Can the data below be echoed back word for word?

Supplied data:

○ ○ ○

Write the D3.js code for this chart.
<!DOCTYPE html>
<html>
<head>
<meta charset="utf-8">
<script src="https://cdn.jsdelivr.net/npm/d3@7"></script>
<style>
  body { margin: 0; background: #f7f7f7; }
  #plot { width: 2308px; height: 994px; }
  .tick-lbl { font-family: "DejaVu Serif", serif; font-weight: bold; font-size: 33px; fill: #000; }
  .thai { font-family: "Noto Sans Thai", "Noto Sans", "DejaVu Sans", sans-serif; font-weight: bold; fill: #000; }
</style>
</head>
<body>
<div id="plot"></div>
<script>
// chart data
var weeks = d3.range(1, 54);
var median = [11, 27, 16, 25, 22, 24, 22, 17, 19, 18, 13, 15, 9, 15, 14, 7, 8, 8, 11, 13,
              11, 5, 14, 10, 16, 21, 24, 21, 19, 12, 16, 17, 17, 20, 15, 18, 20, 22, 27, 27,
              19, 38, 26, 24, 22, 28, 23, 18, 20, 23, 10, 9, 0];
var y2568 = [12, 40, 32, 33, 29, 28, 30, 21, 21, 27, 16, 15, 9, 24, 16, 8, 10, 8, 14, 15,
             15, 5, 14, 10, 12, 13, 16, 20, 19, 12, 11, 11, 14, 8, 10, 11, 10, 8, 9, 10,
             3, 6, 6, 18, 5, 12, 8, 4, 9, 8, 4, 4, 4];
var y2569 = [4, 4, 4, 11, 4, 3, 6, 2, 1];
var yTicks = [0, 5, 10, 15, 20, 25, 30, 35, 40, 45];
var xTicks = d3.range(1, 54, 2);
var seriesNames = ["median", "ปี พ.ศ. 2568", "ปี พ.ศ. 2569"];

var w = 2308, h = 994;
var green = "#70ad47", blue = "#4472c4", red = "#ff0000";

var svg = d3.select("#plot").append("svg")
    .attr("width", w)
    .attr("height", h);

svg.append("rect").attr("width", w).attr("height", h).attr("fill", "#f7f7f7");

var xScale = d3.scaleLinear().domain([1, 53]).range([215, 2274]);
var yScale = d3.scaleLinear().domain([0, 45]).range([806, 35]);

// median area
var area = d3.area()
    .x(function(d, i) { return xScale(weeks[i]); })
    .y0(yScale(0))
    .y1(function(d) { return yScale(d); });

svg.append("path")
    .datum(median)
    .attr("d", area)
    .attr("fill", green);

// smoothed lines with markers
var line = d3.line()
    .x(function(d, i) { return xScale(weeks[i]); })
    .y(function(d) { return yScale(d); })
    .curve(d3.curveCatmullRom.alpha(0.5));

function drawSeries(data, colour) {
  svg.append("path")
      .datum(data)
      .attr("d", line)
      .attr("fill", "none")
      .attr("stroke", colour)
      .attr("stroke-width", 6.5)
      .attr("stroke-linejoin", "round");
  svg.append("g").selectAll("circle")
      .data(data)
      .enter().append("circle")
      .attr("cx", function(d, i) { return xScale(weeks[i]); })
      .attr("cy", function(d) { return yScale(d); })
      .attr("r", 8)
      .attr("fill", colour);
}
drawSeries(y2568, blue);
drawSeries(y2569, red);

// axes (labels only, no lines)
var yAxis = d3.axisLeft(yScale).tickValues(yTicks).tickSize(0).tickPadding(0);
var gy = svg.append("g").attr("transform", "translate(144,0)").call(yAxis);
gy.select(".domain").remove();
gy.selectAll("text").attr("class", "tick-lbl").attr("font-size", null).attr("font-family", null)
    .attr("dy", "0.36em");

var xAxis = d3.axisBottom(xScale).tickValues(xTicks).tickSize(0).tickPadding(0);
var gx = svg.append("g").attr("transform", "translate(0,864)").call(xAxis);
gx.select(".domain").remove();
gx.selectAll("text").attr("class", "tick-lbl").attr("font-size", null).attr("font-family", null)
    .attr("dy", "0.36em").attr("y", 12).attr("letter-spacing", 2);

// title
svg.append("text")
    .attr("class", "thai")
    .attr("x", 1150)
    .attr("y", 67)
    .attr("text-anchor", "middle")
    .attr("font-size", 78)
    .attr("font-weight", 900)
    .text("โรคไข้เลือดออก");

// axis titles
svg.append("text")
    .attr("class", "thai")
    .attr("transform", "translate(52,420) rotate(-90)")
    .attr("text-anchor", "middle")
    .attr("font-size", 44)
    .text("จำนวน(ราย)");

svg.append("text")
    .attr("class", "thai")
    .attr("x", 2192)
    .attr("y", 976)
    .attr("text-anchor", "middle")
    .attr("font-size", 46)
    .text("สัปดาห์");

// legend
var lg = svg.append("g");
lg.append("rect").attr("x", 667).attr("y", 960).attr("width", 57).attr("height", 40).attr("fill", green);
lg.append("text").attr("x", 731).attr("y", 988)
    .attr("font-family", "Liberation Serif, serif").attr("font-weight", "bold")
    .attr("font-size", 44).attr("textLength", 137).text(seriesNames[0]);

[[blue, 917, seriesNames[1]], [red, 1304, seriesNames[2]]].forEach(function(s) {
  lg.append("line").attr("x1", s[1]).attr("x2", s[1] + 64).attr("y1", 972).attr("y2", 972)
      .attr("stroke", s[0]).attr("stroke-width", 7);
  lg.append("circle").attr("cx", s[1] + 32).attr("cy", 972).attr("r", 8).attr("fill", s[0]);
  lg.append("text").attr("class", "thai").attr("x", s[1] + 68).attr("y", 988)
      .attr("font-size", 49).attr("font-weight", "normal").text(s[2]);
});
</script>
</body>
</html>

○ ○ ○

Output of the task:
Write the D3.js code for this chart.
<!DOCTYPE html>
<html>
<head>
<meta charset="utf-8">
<script src="https://cdn.jsdelivr.net/npm/d3@7"></script>
<style>
  body { margin: 0; background: #f7f7f7; }
  #plot { width: 2308px; height: 994px; }
  .tick-lbl { font-family: "DejaVu Serif", serif; font-weight: bold; font-size: 33px; fill: #000; }
  .thai { font-family: "Noto Sans Thai", "Noto Sans", "DejaVu Sans", sans-serif; font-weight: bold; fill: #000; }
</style>
</head>
<body>
<div id="plot"></div>
<script>
// chart data
var weeks = d3.range(1, 54);
var median = [11, 27, 16, 25, 22, 24, 22, 17, 19, 18, 13, 15, 9, 15, 14, 7, 8, 8, 11, 13,
              11, 5, 14, 10, 16, 21, 24, 21, 19, 12, 16, 17, 17, 20, 15, 18, 20, 22, 27, 27,
              19, 38, 26, 24, 22, 28, 23, 18, 20, 23, 10, 9, 0];
var y2568 = [12, 40, 32, 33, 29, 28, 30, 21, 21, 27, 16, 15, 9, 24, 16, 8, 10, 8, 14, 15,
             15, 5, 14, 10, 12, 13, 16, 20, 19, 12, 11, 11, 14, 8, 10, 11, 10, 8, 9, 10,
             3, 6, 6, 18, 5, 12, 8, 4, 9, 8, 4, 4, 4];
var y2569 = [4, 4, 4, 11, 4, 3, 6, 2, 1];
var yTicks = [0, 5, 10, 15, 20, 25, 30, 35, 40, 45];
var xTicks = d3.range(1, 54, 2);
var seriesNames = ["median", "ปี พ.ศ. 2568", "ปี พ.ศ. 2569"];

var w = 2308, h = 994;
var green = "#70ad47", blue = "#4472c4", red = "#ff0000";

var svg = d3.select("#plot").append("svg")
    .attr("width", w)
    .attr("height", h);

svg.append("rect").attr("width", w).attr("height", h).attr("fill", "#f7f7f7");

var xScale = d3.scaleLinear().domain([1, 53]).range([215, 2274]);
var yScale = d3.scaleLinear().domain([0, 45]).range([806, 35]);

// median area
var area = d3.area()
    .x(function(d, i) { return xScale(weeks[i]); })
    .y0(yScale(0))
    .y1(function(d) { return yScale(d); });

svg.append("path")
    .datum(median)
    .attr("d", area)
    .attr("fill", green);

// smoothed lines with markers
var line = d3.line()
    .x(function(d, i) { return xScale(weeks[i]); })
    .y(function(d) { return yScale(d); })
    .curve(d3.curveCatmullRom.alpha(0.5));

function drawSeries(data, colour) {
  svg.append("path")
      .datum(data)
      .attr("d", line)
      .attr("fill", "none")
      .attr("stroke", colour)
      .attr("stroke-width", 6.5)
      .attr("stroke-linejoin", "round");
  svg.append("g").selectAll("circle")
      .data(data)
      .enter().append("circle")
      .attr("cx", function(d, i) { return xScale(weeks[i]); })
      .attr("cy", function(d) { return yScale(d); })
      .attr("r", 8)
      .attr("fill", colour);
}
drawSeries(y2568, blue);
drawSeries(y2569, red);

// axes (labels only, no lines)
var yAxis = d3.axisLeft(yScale).tickValues(yTicks).tickSize(0).tickPadding(0);
var gy = svg.append("g").attr("transform", "translate(144,0)").call(yAxis);
gy.select(".domain").remove();
gy.selectAll("text").attr("class", "tick-lbl").attr("font-size", null).attr("font-family", null)
    .attr("dy", "0.36em");

var xAxis = d3.axisBottom(xScale).tickValues(xTicks).tickSize(0).tickPadding(0);
var gx = svg.append("g").attr("transform", "translate(0,864)").call(xAxis);
gx.select(".domain").remove();
gx.selectAll("text").attr("class", "tick-lbl").attr("font-size", null).attr("font-family", null)
    .attr("dy", "0.36em").attr("y", 12).attr("letter-spacing", 2);

// title
svg.append("text")
    .attr("class", "thai")
    .attr("x", 1150)
    .attr("y", 67)
    .attr("text-anchor", "middle")
    .attr("font-size", 78)
    .attr("font-weight", 900)
    .text("โรคไข้เลือดออก");

// axis titles
svg.append("text")
    .attr("class", "thai")
    .attr("transform", "translate(52,420) rotate(-90)")
    .attr("text-anchor", "middle")
    .attr("font-size", 44)
    .text("จำนวน(ราย)");

svg.append("text")
    .attr("class", "thai")
    .attr("x", 2192)
    .attr("y", 976)
    .attr("text-anchor", "middle")
    .attr("font-size", 46)
    .text("สัปดาห์");

// legend
var lg = svg.append("g");
lg.append("rect").attr("x", 667).attr("y", 960).attr("width", 57).attr("height", 40).attr("fill", green);
lg.append("text").attr("x", 731).attr("y", 988)
    .attr("font-family", "Liberation Serif, serif").attr("font-weight", "bold")
    .attr("font-size", 44).attr("textLength", 137).text(seriesNames[0]);

[[blue, 917, seriesNames[1]], [red, 1304, seriesNames[2]]].forEach(function(s) {
  lg.append("line").attr("x1", s[1]).attr("x2", s[1] + 64).attr("y1", 972).attr("y2", 972)
      .attr("stroke", s[0]).attr("stroke-width", 7);
  lg.append("circle").attr("cx", s[1] + 32).attr("cy", 972).attr("r", 8).attr("fill", s[0]);
  lg.append("text").attr("class", "thai").attr("x", s[1] + 68).attr("y", 988)
      .attr("font-size", 49).attr("font-weight", "normal").text(s[2]);
});
</script>
</body>
</html>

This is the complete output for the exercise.